**Your objective**
Omit every picture, and retype the lines that run from the beginning of the data below through the line containing "yticks_bot = [40, 80, 120, 160, 200, 240]", inclusive.

**Provided material**

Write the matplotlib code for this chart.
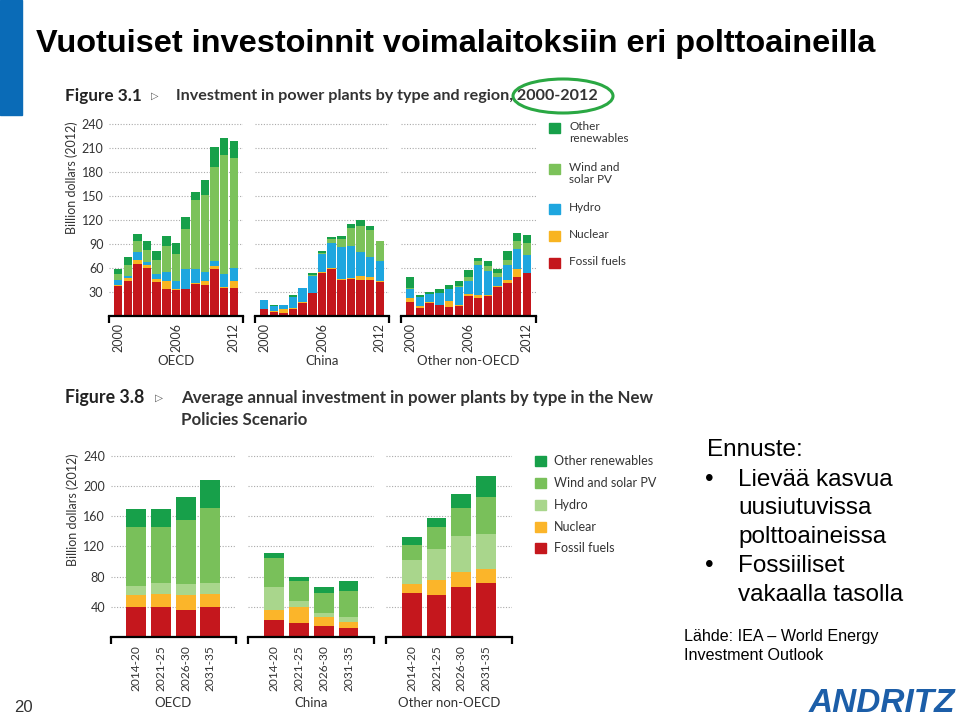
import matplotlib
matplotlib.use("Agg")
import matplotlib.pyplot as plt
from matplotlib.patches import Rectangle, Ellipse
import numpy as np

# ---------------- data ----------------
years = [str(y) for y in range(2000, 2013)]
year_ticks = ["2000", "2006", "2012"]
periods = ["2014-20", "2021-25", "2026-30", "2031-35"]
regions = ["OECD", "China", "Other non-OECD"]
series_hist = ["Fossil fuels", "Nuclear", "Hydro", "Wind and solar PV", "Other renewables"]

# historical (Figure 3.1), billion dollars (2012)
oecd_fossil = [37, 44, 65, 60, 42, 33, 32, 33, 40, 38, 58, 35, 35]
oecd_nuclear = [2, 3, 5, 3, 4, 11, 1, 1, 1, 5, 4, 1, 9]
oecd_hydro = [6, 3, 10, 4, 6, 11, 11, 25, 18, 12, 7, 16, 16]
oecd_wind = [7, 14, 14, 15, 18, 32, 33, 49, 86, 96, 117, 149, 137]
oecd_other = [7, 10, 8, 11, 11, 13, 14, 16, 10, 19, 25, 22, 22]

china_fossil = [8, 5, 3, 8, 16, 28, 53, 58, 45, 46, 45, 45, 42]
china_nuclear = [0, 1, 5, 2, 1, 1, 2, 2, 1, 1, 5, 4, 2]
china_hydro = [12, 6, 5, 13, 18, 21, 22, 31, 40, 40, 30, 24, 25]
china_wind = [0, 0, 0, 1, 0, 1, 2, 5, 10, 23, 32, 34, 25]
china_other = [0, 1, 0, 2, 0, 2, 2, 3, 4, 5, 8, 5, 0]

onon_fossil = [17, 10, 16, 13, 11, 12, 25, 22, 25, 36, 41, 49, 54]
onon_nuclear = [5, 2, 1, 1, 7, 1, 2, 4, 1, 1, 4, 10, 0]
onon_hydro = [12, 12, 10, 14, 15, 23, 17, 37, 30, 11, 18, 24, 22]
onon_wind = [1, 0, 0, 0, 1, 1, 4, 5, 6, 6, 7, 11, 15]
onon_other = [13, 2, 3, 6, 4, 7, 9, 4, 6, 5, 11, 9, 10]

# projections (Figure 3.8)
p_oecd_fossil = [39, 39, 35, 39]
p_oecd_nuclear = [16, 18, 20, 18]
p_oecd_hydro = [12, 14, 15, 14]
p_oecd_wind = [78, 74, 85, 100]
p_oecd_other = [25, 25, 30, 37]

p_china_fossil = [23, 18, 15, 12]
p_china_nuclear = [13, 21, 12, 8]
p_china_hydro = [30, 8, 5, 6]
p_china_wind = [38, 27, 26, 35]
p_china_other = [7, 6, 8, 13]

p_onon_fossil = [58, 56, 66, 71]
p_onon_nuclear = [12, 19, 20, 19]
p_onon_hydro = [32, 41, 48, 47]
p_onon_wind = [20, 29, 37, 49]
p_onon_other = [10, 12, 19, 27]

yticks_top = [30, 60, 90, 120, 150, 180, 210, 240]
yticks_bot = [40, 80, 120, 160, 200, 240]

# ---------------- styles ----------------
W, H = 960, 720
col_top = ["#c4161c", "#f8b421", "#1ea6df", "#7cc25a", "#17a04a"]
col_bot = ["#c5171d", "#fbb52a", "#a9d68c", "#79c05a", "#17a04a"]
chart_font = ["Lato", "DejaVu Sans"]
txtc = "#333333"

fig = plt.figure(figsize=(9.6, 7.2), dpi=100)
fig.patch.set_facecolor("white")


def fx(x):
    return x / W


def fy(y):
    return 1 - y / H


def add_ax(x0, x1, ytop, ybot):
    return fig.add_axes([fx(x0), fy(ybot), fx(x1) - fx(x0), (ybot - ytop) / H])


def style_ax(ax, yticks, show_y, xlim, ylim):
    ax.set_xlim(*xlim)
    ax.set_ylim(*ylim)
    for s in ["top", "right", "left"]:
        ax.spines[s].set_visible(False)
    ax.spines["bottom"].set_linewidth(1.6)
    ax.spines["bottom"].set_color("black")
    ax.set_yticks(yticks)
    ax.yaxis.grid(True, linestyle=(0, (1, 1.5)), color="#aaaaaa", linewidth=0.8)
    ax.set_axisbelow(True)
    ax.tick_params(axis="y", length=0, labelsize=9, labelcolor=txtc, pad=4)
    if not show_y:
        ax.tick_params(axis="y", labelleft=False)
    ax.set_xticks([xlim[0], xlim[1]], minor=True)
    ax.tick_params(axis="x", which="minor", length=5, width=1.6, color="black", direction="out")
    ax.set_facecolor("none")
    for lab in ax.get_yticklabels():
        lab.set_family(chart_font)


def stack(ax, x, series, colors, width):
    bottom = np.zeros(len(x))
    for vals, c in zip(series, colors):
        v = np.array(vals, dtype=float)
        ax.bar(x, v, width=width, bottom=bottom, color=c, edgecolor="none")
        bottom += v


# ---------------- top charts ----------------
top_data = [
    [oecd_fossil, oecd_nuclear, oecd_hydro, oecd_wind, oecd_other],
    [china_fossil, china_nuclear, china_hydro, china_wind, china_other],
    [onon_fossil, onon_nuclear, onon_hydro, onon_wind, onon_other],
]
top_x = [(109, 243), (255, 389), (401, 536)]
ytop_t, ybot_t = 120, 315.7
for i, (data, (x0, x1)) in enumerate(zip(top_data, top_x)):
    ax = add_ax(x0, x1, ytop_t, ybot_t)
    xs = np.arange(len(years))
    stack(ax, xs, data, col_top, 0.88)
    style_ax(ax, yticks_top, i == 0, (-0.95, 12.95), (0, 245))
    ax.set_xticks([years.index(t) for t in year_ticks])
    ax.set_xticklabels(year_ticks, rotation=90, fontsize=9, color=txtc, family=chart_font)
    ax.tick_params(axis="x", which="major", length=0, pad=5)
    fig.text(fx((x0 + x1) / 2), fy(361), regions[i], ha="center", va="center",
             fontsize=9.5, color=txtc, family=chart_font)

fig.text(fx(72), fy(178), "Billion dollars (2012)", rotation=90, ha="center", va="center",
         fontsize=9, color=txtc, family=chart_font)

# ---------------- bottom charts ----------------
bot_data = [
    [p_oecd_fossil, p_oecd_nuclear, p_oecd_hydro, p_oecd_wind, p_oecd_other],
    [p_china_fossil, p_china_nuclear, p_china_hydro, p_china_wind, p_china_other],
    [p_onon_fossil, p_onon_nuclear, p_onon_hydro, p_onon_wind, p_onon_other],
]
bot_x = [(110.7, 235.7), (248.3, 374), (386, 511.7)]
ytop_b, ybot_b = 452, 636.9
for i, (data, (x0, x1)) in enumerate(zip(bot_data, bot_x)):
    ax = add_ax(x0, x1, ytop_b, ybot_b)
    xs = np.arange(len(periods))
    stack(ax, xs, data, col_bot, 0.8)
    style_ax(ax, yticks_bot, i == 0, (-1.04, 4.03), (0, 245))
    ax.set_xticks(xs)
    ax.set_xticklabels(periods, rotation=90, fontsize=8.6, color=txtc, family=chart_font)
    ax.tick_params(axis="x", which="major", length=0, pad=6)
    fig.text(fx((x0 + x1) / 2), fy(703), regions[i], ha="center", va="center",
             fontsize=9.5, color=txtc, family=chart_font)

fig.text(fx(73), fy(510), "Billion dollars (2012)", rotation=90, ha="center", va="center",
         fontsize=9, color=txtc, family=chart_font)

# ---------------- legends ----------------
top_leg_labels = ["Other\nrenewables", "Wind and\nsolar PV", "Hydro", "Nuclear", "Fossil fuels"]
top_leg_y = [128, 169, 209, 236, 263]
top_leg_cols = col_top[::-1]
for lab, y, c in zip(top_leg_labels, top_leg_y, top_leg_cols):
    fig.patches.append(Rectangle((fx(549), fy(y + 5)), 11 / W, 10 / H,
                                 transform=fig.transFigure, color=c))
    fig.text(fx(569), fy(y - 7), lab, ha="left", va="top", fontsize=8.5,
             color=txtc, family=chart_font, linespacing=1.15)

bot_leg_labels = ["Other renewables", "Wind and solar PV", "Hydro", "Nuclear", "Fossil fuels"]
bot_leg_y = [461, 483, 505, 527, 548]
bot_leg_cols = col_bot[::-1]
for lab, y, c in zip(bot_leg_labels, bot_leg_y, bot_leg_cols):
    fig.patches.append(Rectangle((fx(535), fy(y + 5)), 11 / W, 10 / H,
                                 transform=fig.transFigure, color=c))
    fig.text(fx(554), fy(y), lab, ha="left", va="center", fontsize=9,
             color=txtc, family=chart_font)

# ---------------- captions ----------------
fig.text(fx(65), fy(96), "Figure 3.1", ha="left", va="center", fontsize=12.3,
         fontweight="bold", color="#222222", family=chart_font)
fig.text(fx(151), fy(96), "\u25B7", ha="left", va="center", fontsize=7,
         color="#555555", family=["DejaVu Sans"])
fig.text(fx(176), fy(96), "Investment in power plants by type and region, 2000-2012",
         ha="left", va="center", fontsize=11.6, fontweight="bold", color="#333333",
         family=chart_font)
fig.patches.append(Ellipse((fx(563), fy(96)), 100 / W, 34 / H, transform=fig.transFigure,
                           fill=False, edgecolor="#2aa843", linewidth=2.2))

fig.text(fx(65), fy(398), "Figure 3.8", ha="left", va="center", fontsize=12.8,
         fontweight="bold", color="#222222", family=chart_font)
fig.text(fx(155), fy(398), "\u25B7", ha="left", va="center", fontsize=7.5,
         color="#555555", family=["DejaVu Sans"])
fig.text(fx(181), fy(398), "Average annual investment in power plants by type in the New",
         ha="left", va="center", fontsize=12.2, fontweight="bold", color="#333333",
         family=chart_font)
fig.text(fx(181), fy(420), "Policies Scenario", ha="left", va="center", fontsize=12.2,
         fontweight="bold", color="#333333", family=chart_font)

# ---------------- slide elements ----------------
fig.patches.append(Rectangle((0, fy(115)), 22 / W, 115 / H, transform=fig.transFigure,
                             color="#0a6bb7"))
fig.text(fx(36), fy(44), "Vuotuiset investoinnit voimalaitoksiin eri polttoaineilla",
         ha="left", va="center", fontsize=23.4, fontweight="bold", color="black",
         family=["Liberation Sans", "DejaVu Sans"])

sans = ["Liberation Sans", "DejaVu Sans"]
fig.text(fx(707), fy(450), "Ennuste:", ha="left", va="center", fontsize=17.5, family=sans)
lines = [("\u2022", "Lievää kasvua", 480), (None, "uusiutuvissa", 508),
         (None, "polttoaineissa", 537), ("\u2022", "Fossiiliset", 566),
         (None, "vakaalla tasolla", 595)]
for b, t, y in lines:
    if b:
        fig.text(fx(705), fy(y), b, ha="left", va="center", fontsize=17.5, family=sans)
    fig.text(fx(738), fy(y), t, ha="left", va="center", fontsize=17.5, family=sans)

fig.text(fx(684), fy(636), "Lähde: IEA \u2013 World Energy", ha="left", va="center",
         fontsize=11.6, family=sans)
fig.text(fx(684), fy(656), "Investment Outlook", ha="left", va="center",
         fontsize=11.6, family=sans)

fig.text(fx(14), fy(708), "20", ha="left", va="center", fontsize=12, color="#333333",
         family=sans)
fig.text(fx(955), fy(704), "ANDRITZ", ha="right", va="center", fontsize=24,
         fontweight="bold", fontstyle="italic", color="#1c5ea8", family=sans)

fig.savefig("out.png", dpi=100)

**Output of the task**
Write the matplotlib code for this chart.
import matplotlib
matplotlib.use("Agg")
import matplotlib.pyplot as plt
from matplotlib.patches import Rectangle, Ellipse
import numpy as np

# ---------------- data ----------------
years = [str(y) for y in range(2000, 2013)]
year_ticks = ["2000", "2006", "2012"]
periods = ["2014-20", "2021-25", "2026-30", "2031-35"]
regions = ["OECD", "China", "Other non-OECD"]
series_hist = ["Fossil fuels", "Nuclear", "Hydro", "Wind and solar PV", "Other renewables"]

# historical (Figure 3.1), billion dollars (2012)
oecd_fossil = [37, 44, 65, 60, 42, 33, 32, 33, 40, 38, 58, 35, 35]
oecd_nuclear = [2, 3, 5, 3, 4, 11, 1, 1, 1, 5, 4, 1, 9]
oecd_hydro = [6, 3, 10, 4, 6, 11, 11, 25, 18, 12, 7, 16, 16]
oecd_wind = [7, 14, 14, 15, 18, 32, 33, 49, 86, 96, 117, 149, 137]
oecd_other = [7, 10, 8, 11, 11, 13, 14, 16, 10, 19, 25, 22, 22]

china_fossil = [8, 5, 3, 8, 16, 28, 53, 58, 45, 46, 45, 45, 42]
china_nuclear = [0, 1, 5, 2, 1, 1, 2, 2, 1, 1, 5, 4, 2]
china_hydro = [12, 6, 5, 13, 18, 21, 22, 31, 40, 40, 30, 24, 25]
china_wind = [0, 0, 0, 1, 0, 1, 2, 5, 10, 23, 32, 34, 25]
china_other = [0, 1, 0, 2, 0, 2, 2, 3, 4, 5, 8, 5, 0]

onon_fossil = [17, 10, 16, 13, 11, 12, 25, 22, 25, 36, 41, 49, 54]
onon_nuclear = [5, 2, 1, 1, 7, 1, 2, 4, 1, 1, 4, 10, 0]
onon_hydro = [12, 12, 10, 14, 15, 23, 17, 37, 30, 11, 18, 24, 22]
onon_wind = [1, 0, 0, 0, 1, 1, 4, 5, 6, 6, 7, 11, 15]
onon_other = [13, 2, 3, 6, 4, 7, 9, 4, 6, 5, 11, 9, 10]

# projections (Figure 3.8)
p_oecd_fossil = [39, 39, 35, 39]
p_oecd_nuclear = [16, 18, 20, 18]
p_oecd_hydro = [12, 14, 15, 14]
p_oecd_wind = [78, 74, 85, 100]
p_oecd_other = [25, 25, 30, 37]

p_china_fossil = [23, 18, 15, 12]
p_china_nuclear = [13, 21, 12, 8]
p_china_hydro = [30, 8, 5, 6]
p_china_wind = [38, 27, 26, 35]
p_china_other = [7, 6, 8, 13]

p_onon_fossil = [58, 56, 66, 71]
p_onon_nuclear = [12, 19, 20, 19]
p_onon_hydro = [32, 41, 48, 47]
p_onon_wind = [20, 29, 37, 49]
p_onon_other = [10, 12, 19, 27]

yticks_top = [30, 60, 90, 120, 150, 180, 210, 240]
yticks_bot = [40, 80, 120, 160, 200, 240]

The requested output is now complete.